On January 30, 2014, the Board of Alien Labor Certification Appeals (“BALCA”) issued a decision discussing on-campus recruitment as an additional recruitment step for purposes of labor certification. In Matter of Micron Technology, Inc., the employer submitted a labor certification case for the position of “Senior Design Verification Engineer.” The case was selected for audit. The Certifying Officer (“CO”) denied the case for a number of reasons, many of which were overturned after a request for reconsideration was filed. However, the CO maintained that the employer’s failure to provide “copies of pages of the notification issued or posted by the college’s or university’s placement office, naming the employer and the date it conducted interviews and / or participated in on-campus events” should result in a denial. In reviewing the case, BALCA referenced 20 C.F.R. §656.17(e)(1)(ii)(D), which states that on-campus recruitment “can be documented by providing copies of the notification issued or posted by the college’s or university’s placement office naming the employer and the date it conducted interviews for employment in the occupation.” BALCA determined that this section of the regulation used the word ‘can.’ By doing so, the methods of documenting on-campus recruitment stated in the regulation are a suggestion, not a requirement.
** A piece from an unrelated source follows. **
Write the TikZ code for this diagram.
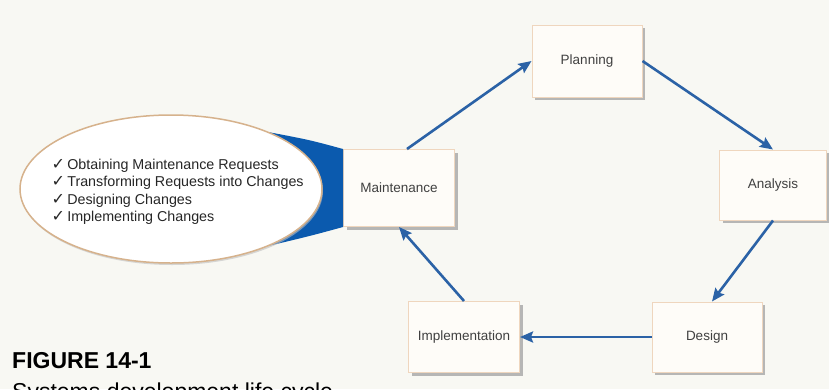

Consequently, BALCA found that the employer can document on-campus recruitment through other methods “provided it provides adequate indication that the recruitment method was utilized, and the necessary information was provide to potential U.S. applicants.” This case establishes that employers can document their use of on-campus recruitment as an additional recruitment step through a variety of methods, as long as the employer can prove that the recruitment actually occurred and U.S. applicants were fairly apprised of the position.